§ **YOUR INSTRUCTIONS**
Beneath this line sits some data. Return only its lines from the one holding "Emit a component" through the one holding "YAxis, ReferenceLine, ReferenceDot", inclusive, exactly, with the images removed.

━━━━━ WORKING DATA ━━━━━

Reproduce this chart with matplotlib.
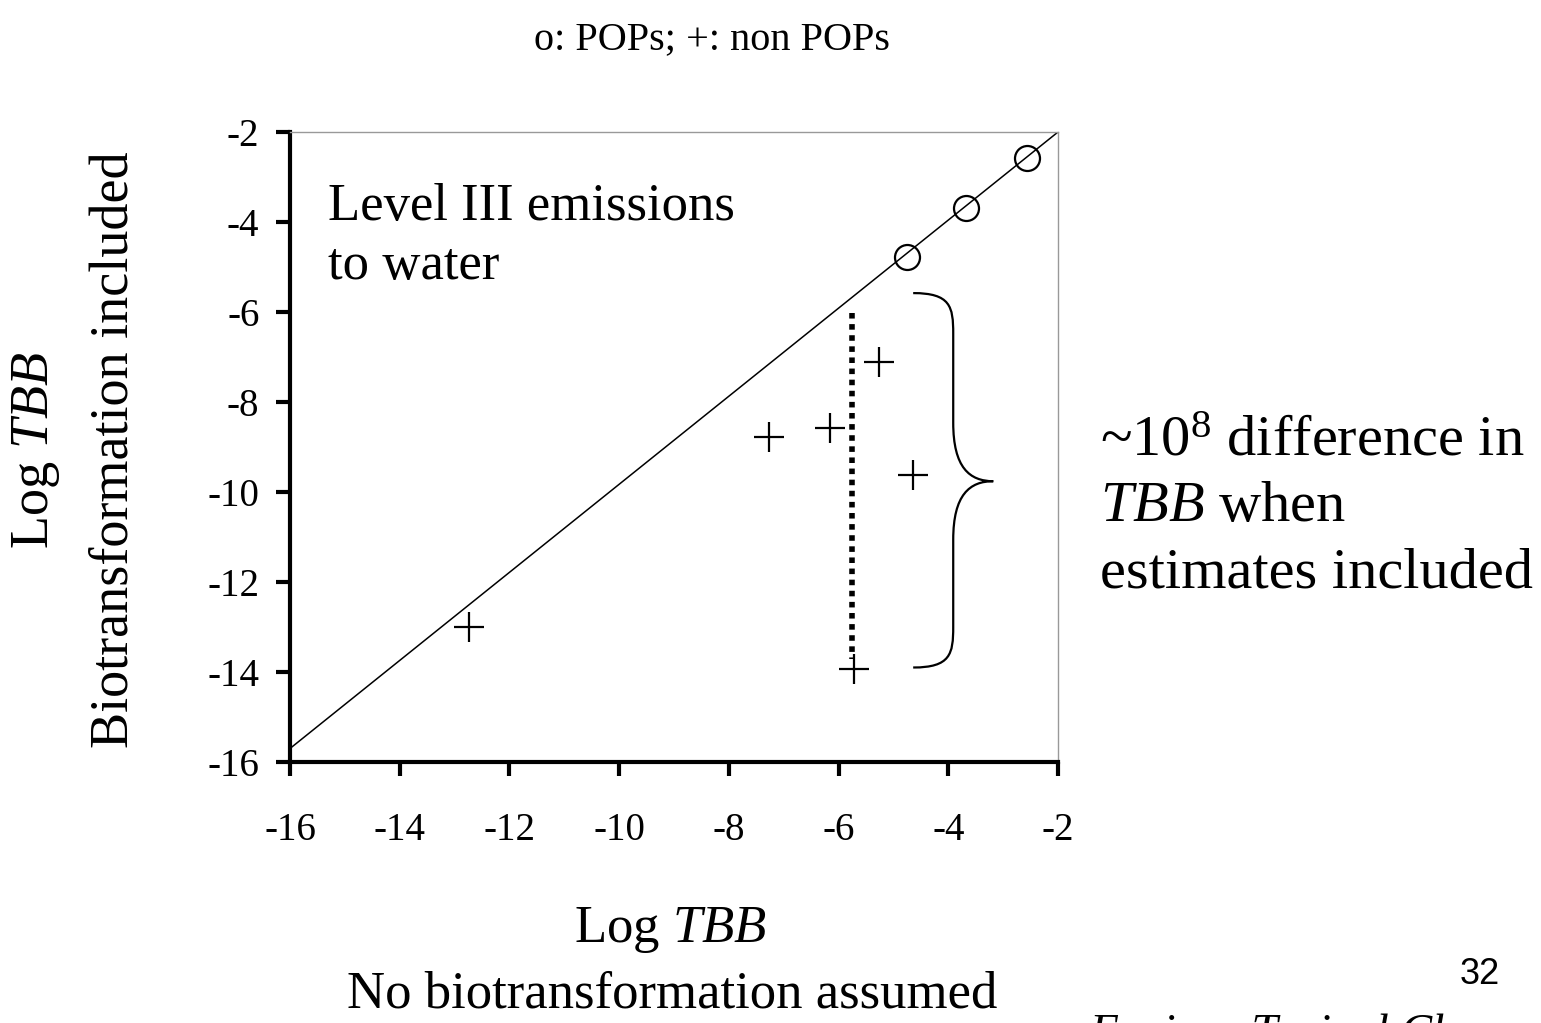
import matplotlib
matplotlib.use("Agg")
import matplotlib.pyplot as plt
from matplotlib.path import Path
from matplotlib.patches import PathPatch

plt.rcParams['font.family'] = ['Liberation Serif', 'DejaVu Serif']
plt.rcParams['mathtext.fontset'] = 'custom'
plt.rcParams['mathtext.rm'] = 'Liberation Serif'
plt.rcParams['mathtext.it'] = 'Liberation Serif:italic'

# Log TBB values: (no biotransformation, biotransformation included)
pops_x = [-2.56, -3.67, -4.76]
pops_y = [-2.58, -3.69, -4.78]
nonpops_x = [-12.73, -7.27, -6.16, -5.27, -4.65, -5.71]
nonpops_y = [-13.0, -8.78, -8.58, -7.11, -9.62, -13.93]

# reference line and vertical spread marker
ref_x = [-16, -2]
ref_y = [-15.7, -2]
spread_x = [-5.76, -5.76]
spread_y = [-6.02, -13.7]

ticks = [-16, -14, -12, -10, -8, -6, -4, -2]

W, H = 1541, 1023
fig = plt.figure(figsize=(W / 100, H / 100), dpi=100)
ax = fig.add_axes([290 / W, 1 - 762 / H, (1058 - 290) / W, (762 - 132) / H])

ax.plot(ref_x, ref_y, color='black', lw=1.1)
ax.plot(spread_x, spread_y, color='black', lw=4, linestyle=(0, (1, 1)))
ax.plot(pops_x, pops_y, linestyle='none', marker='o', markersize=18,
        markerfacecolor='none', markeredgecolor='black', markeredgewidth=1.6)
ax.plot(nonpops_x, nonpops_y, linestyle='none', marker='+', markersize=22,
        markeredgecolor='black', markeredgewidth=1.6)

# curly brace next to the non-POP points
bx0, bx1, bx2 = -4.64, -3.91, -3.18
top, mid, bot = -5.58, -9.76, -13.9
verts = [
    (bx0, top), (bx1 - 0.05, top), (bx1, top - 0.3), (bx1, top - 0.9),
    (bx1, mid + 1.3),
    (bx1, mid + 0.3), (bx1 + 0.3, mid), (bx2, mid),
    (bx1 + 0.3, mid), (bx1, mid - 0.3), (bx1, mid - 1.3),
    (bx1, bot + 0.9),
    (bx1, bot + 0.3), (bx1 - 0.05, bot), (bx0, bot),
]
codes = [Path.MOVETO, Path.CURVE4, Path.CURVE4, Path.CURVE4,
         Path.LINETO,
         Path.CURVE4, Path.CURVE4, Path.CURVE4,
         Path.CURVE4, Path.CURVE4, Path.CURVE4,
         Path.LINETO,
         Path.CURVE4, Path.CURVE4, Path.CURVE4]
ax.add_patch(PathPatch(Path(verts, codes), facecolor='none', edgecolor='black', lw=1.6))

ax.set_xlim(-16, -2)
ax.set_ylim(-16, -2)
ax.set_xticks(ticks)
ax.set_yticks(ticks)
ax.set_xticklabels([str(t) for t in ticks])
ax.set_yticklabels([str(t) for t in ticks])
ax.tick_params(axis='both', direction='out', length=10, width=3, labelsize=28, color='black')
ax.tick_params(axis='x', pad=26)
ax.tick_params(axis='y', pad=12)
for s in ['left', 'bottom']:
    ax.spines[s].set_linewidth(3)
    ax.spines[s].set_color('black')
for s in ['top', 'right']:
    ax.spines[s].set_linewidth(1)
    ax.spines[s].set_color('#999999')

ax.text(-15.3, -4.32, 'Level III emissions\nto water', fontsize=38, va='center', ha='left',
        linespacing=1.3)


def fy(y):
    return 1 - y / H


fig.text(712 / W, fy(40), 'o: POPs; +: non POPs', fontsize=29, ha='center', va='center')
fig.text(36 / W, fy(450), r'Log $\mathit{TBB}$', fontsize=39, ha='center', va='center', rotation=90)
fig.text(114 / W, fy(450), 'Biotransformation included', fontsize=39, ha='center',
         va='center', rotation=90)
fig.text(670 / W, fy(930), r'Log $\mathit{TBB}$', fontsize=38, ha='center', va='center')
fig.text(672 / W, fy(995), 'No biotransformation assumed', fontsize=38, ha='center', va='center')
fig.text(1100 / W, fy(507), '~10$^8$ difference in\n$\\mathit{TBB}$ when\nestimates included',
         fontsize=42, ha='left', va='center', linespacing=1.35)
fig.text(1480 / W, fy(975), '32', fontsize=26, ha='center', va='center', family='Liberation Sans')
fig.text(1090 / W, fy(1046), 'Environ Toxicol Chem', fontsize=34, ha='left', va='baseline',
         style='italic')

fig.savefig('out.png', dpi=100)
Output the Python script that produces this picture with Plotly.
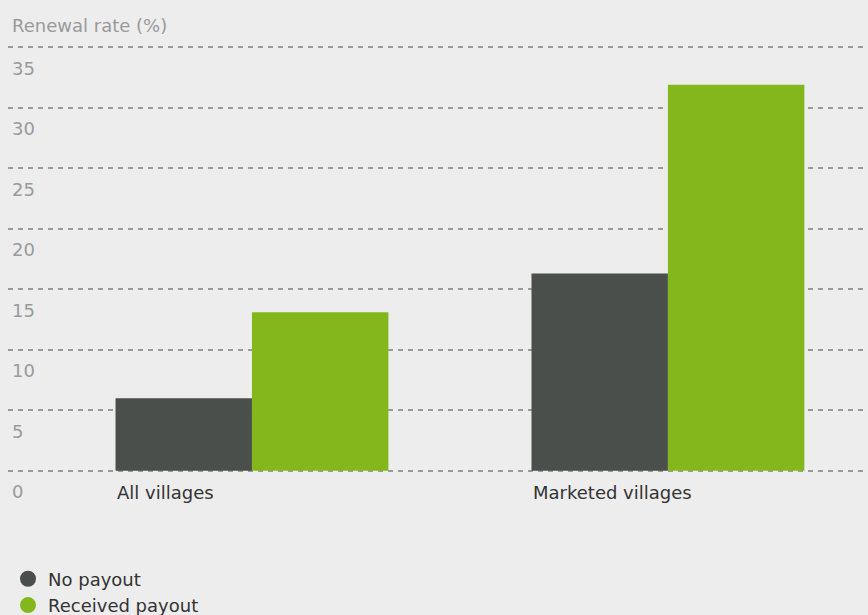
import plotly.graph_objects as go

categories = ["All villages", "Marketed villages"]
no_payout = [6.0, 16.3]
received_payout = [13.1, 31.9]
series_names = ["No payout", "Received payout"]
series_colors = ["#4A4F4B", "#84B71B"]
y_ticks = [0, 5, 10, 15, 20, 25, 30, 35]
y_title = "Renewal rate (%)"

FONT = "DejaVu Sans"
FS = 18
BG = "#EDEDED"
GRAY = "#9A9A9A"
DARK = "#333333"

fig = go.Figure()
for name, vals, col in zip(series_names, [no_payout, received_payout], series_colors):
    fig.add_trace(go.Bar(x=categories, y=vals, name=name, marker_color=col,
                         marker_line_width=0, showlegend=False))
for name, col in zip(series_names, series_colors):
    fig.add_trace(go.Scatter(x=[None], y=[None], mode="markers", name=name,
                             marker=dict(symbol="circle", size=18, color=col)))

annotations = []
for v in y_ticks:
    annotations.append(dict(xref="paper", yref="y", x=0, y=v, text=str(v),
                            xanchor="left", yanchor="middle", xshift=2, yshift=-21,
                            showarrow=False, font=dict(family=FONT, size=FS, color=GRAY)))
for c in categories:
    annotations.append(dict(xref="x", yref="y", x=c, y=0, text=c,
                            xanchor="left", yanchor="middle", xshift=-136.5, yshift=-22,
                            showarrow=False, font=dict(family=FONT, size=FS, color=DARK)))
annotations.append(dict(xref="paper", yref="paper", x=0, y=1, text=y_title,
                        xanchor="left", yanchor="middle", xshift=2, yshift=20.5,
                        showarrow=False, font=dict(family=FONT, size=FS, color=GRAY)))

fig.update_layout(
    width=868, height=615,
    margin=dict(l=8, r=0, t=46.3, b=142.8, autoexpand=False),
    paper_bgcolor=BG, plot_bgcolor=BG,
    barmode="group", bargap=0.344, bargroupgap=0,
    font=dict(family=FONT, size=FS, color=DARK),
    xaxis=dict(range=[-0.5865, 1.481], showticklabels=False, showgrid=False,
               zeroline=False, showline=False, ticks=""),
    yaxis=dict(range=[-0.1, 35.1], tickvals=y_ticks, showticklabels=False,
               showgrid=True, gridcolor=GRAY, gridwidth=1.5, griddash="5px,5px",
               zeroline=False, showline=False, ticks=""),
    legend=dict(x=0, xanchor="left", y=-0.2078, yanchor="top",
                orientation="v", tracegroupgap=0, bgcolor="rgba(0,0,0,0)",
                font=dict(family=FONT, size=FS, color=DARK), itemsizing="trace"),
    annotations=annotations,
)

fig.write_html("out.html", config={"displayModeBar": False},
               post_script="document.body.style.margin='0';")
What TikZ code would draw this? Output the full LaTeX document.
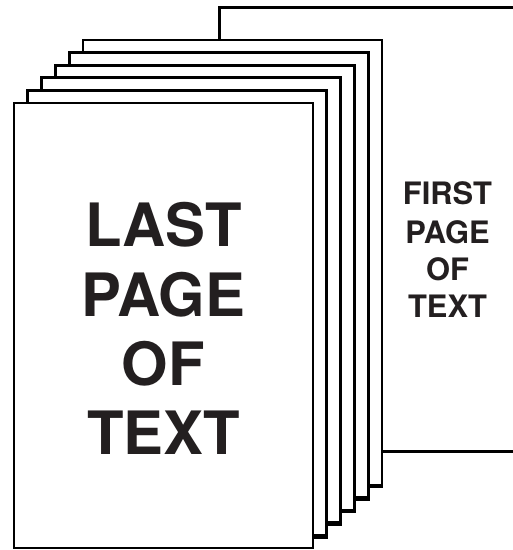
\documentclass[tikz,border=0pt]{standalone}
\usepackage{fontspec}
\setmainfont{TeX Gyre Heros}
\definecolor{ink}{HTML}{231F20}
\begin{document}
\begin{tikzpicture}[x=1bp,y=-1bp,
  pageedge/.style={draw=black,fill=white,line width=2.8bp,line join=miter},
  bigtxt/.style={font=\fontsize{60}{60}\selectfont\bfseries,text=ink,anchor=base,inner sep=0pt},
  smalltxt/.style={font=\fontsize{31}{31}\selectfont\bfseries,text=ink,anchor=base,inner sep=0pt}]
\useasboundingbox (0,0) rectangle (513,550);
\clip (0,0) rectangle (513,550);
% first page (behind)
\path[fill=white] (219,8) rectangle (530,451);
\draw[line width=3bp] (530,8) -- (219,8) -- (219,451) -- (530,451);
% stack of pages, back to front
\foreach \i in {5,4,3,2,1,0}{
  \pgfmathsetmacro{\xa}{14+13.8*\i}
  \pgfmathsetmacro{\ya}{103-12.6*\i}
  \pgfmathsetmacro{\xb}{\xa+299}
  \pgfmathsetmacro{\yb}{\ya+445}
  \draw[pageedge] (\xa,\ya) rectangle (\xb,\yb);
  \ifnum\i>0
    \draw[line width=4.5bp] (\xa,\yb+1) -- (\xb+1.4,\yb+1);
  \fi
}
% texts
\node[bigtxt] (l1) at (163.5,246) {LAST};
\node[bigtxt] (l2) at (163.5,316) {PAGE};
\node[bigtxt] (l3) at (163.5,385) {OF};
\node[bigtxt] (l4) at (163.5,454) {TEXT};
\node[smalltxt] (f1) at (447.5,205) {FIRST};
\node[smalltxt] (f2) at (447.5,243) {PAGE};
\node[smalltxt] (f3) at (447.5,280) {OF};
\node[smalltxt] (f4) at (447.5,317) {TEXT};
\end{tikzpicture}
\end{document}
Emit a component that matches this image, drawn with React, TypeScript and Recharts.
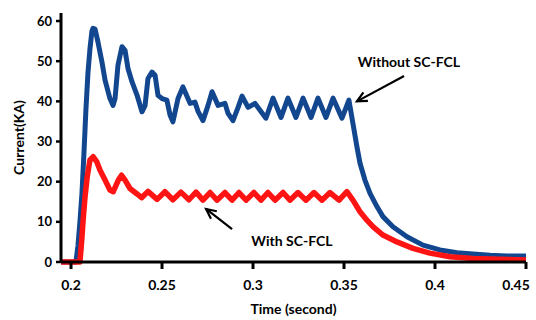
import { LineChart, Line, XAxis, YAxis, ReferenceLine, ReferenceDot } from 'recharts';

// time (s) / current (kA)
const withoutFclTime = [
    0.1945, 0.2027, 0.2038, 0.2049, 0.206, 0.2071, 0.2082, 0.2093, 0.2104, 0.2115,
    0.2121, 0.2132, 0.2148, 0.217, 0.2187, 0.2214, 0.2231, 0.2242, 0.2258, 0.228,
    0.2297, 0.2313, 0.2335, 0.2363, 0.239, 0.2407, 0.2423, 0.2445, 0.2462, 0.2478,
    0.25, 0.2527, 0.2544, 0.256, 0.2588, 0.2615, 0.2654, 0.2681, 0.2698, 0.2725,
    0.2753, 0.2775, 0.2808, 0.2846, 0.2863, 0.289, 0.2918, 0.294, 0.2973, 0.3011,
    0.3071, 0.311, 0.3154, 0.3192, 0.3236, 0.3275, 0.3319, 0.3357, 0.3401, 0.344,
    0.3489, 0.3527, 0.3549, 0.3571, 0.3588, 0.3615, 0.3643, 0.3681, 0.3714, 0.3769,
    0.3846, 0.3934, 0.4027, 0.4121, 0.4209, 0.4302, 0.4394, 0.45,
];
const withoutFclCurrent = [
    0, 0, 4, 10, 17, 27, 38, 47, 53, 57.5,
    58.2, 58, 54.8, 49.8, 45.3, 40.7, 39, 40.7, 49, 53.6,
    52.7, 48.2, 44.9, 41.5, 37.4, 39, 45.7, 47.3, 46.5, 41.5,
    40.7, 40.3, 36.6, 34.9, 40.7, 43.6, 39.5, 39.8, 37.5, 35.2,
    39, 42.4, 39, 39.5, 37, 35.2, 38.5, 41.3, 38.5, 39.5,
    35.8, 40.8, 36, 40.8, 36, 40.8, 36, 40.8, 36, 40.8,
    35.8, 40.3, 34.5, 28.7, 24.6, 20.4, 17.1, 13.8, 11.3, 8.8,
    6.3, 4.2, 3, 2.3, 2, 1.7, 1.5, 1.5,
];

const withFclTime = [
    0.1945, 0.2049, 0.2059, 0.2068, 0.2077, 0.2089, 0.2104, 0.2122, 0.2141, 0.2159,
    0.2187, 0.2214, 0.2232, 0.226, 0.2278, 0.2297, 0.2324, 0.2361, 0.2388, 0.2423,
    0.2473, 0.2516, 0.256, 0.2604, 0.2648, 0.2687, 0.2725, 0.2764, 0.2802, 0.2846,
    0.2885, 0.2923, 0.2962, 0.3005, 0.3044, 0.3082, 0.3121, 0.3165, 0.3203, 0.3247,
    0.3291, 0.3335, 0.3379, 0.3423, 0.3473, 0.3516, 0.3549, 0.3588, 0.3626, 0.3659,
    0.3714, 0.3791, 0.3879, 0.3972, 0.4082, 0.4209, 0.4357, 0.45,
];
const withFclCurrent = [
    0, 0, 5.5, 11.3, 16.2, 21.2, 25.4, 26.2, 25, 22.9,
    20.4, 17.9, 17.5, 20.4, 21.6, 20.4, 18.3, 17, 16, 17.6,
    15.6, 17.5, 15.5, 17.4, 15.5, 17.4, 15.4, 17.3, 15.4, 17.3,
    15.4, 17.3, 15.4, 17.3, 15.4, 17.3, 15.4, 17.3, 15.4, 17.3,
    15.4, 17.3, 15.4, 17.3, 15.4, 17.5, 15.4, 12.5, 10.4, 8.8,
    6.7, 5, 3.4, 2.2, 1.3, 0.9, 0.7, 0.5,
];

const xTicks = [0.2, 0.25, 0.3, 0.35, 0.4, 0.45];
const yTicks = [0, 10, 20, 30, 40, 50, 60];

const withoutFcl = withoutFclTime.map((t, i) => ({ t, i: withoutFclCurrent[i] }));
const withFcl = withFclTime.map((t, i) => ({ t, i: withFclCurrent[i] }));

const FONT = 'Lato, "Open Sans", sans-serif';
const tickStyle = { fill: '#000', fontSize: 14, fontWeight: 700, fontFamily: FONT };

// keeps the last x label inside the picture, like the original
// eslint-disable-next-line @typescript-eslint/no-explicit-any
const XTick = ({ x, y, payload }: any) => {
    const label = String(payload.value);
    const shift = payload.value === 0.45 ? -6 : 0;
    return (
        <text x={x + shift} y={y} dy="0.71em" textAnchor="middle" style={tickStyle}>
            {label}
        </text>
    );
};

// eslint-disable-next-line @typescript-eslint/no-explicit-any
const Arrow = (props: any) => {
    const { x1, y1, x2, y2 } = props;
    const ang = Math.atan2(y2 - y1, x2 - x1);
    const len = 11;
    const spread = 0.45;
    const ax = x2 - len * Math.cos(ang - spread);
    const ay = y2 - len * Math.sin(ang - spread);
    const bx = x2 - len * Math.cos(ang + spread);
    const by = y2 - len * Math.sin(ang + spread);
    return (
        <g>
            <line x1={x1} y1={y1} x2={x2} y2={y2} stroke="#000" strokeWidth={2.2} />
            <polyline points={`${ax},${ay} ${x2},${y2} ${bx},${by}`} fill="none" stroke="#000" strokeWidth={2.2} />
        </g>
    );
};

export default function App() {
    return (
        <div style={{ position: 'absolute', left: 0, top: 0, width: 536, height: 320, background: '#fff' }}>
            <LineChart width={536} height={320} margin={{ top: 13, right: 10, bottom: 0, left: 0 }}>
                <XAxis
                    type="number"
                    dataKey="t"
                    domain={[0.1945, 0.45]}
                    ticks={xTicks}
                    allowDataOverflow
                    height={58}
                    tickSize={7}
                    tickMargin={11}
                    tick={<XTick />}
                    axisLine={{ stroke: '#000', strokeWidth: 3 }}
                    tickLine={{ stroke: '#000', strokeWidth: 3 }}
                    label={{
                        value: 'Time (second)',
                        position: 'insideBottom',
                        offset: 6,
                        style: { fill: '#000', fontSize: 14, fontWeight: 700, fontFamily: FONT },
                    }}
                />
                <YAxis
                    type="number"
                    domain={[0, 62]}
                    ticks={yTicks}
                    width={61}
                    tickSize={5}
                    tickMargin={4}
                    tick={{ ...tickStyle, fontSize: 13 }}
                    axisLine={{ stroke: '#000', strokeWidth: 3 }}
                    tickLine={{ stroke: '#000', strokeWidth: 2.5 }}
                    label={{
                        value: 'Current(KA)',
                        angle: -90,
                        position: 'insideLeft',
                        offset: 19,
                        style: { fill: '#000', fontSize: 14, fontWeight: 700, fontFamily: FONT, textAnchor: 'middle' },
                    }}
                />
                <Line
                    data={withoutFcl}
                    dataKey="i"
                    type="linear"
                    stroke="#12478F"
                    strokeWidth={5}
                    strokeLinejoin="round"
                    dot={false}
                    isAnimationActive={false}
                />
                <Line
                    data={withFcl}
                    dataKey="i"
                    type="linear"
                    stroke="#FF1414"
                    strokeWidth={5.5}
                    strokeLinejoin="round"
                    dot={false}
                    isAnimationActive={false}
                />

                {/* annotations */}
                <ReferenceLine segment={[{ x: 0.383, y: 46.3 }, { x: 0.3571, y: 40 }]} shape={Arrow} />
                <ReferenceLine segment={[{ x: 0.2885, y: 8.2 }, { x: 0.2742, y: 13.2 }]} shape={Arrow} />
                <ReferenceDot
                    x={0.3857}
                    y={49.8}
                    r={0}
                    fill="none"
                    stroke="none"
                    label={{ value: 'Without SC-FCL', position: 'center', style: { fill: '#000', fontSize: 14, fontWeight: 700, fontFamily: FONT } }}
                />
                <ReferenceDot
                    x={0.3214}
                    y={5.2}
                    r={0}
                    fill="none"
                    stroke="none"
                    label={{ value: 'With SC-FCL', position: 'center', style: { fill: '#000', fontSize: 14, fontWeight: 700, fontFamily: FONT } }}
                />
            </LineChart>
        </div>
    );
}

━━━━━

§ **RESULT BELOW**
Emit a component that matches this image, drawn with React, TypeScript and Recharts.
import { LineChart, Line, XAxis, YAxis, ReferenceLine, ReferenceDot } from 'recharts';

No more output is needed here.